◆ **Task**
Starting with the first line of the listing, quote each line exactly until and including the one with "const pLeft = 60, pRight", leaving pictures out.

◆ **Source data**

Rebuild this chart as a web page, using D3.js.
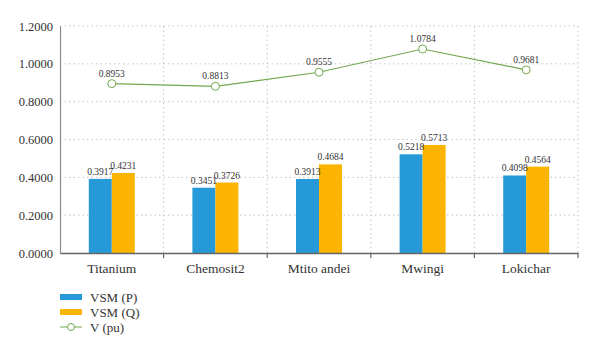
<!DOCTYPE html>
<html>
<head>
<meta charset="utf-8">
<script src="https://cdn.jsdelivr.net/npm/d3@7"></script>
<style>
  html, body { margin: 0; padding: 0; background: #fff; }
  svg { display: block; }
  svg text { font-family: "Liberation Serif", "DejaVu Serif", serif; }
</style>
</head>
<body>
<svg id="chart" width="600" height="356"></svg>
<script>
const categories = ["Titanium", "Chemosit2", "Mtito andei", "Mwingi", "Lokichar"];
const vsmP = [0.3917, 0.3451, 0.3913, 0.5218, 0.4098];
const vsmQ = [0.4231, 0.3726, 0.4684, 0.5713, 0.4564];
const vPu = [0.8953, 0.8813, 0.9555, 1.0784, 0.9681];
const yTicks = [0, 0.2, 0.4, 0.6, 0.8, 1.0, 1.2];
const seriesNames = ["VSM (P)", "VSM (Q)", "V (pu)"];

(function () {
const colors = { p: "#2699d8", q: "#fbb400", v: "#72a84f" };

const svg = d3.select("#chart");
const pLeft = 60, pRight = 578, pTop = 26, pBottom = 253;

const x = d3.scaleBand().domain(categories).range([pLeft, pRight]).paddingInner(0).paddingOuter(0);
const y = d3.scaleLinear().domain([0, 1.2]).range([pBottom, pTop]);
const barW = 23;

svg.append("g").selectAll("line").data(yTicks.slice(1)).join("line")
  .attr("x1", pLeft).attr("x2", pRight)
  .attr("y1", d => y(d)).attr("y2", d => y(d))
  .attr("stroke", "#c4c4c4").attr("stroke-width", 1).attr("stroke-dasharray", "1.5,3");

const bounds = categories.slice(1).map(c => x(c)).concat([pRight]);
svg.append("g").selectAll("line").data(bounds).join("line")
  .attr("x1", d => d).attr("x2", d => d)
  .attr("y1", pTop).attr("y2", pBottom)
  .attr("stroke", "#c4c4c4").attr("stroke-width", 1).attr("stroke-dasharray", "1.5,3");

const yAxis = svg.append("g").attr("transform", `translate(${pLeft},0)`)
  .call(d3.axisLeft(y).tickValues(yTicks).tickFormat(d3.format(".4f")).tickSize(0).tickPadding(7));
yAxis.attr("font-family", null);
yAxis.select(".domain").attr("stroke", "#8a8a8a").attr("stroke-width", 1.2);
yAxis.selectAll("text").attr("font-size", 12.5).attr("fill", "#333");

const g = svg.append("g");
g.selectAll("rect.p").data(categories).join("rect").attr("class", "p")
  .attr("x", d => x(d) + x.bandwidth() / 2 - barW)
  .attr("width", barW)
  .attr("y", (d, i) => y(vsmP[i]))
  .attr("height", (d, i) => y(0) - y(vsmP[i]))
  .attr("fill", colors.p);
g.selectAll("rect.q").data(categories).join("rect").attr("class", "q")
  .attr("x", d => x(d) + x.bandwidth() / 2)
  .attr("width", barW)
  .attr("y", (d, i) => y(vsmQ[i]))
  .attr("height", (d, i) => y(0) - y(vsmQ[i]))
  .attr("fill", colors.q);

g.selectAll("text.pl").data(categories).join("text").attr("class", "pl")
  .attr("x", d => x(d) + x.bandwidth() / 2 - barW / 2)
  .attr("y", (d, i) => y(vsmP[i]) - 4)
  .attr("text-anchor", "middle").attr("font-size", 9.5).attr("fill", "#333")
  .text((d, i) => vsmP[i].toFixed(4));
g.selectAll("text.ql").data(categories).join("text").attr("class", "ql")
  .attr("x", d => x(d) + x.bandwidth() / 2 + barW / 2)
  .attr("y", (d, i) => y(vsmQ[i]) - 4)
  .attr("text-anchor", "middle").attr("font-size", 9.5).attr("fill", "#333")
  .text((d, i) => vsmQ[i].toFixed(4));

const xAxis = svg.append("g").attr("transform", `translate(0,${pBottom})`)
  .call(d3.axisBottom(x).tickSize(0).tickPadding(10));
xAxis.attr("font-family", null);
xAxis.select(".domain").attr("stroke", "#666").attr("stroke-width", 1.5);
xAxis.selectAll("text").attr("font-size", 13.5).attr("fill", "#333");
svg.append("g").selectAll("line").data(bounds).join("line")
  .attr("x1", d => d).attr("x2", d => d)
  .attr("y1", pBottom).attr("y2", pBottom + 5)
  .attr("stroke", "#666").attr("stroke-width", 1.2);

const line = d3.line()
  .x((d, i) => x(categories[i]) + x.bandwidth() / 2)
  .y(d => y(d));
svg.append("path").datum(vPu).attr("d", line)
  .attr("fill", "none").attr("stroke", colors.v).attr("stroke-width", 1.2);
svg.append("g").selectAll("circle").data(vPu).join("circle")
  .attr("cx", (d, i) => x(categories[i]) + x.bandwidth() / 2)
  .attr("cy", d => y(d))
  .attr("r", 4)
  .attr("fill", "#fff").attr("stroke", colors.v).attr("stroke-width", 1);
svg.append("g").selectAll("text").data(vPu).join("text")
  .attr("x", (d, i) => x(categories[i]) + x.bandwidth() / 2)
  .attr("y", d => y(d) - 7)
  .attr("text-anchor", "middle").attr("font-size", 9.5).attr("fill", "#333")
  .text(d => d.toFixed(4));

const legY = [297, 312, 327];
const leg = svg.append("g");
leg.append("rect").attr("x", 60).attr("y", legY[0] - 3).attr("width", 22).attr("height", 6).attr("fill", colors.p);
leg.append("rect").attr("x", 60).attr("y", legY[1] - 3).attr("width", 22).attr("height", 6).attr("fill", colors.q);
leg.append("line").attr("x1", 60).attr("x2", 82).attr("y1", legY[2]).attr("y2", legY[2])
  .attr("stroke", colors.v).attr("stroke-width", 1);
leg.append("circle").attr("cx", 71).attr("cy", legY[2]).attr("r", 3.5)
  .attr("fill", "#fff").attr("stroke", colors.v).attr("stroke-width", 1);
leg.selectAll("text").data(seriesNames).join("text")
  .attr("x", 90).attr("y", (d, i) => legY[i])
  .attr("dy", "0.35em").attr("font-size", 13).attr("fill", "#333")
  .text(d => d);
})();
</script>
</body>
</html>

◆ **Solution for this task**
Rebuild this chart as a web page, using D3.js.
<!DOCTYPE html>
<html>
<head>
<meta charset="utf-8">
<script src="https://cdn.jsdelivr.net/npm/d3@7"></script>
<style>
  html, body { margin: 0; padding: 0; background: #fff; }
  svg { display: block; }
  svg text { font-family: "Liberation Serif", "DejaVu Serif", serif; }
</style>
</head>
<body>
<svg id="chart" width="600" height="356"></svg>
<script>
const categories = ["Titanium", "Chemosit2", "Mtito andei", "Mwingi", "Lokichar"];
const vsmP = [0.3917, 0.3451, 0.3913, 0.5218, 0.4098];
const vsmQ = [0.4231, 0.3726, 0.4684, 0.5713, 0.4564];
const vPu = [0.8953, 0.8813, 0.9555, 1.0784, 0.9681];
const yTicks = [0, 0.2, 0.4, 0.6, 0.8, 1.0, 1.2];
const seriesNames = ["VSM (P)", "VSM (Q)", "V (pu)"];

(function () {
const colors = { p: "#2699d8", q: "#fbb400", v: "#72a84f" };

const svg = d3.select("#chart");
const pLeft = 60, pRight = 578, pTop = 26, pBottom = 253;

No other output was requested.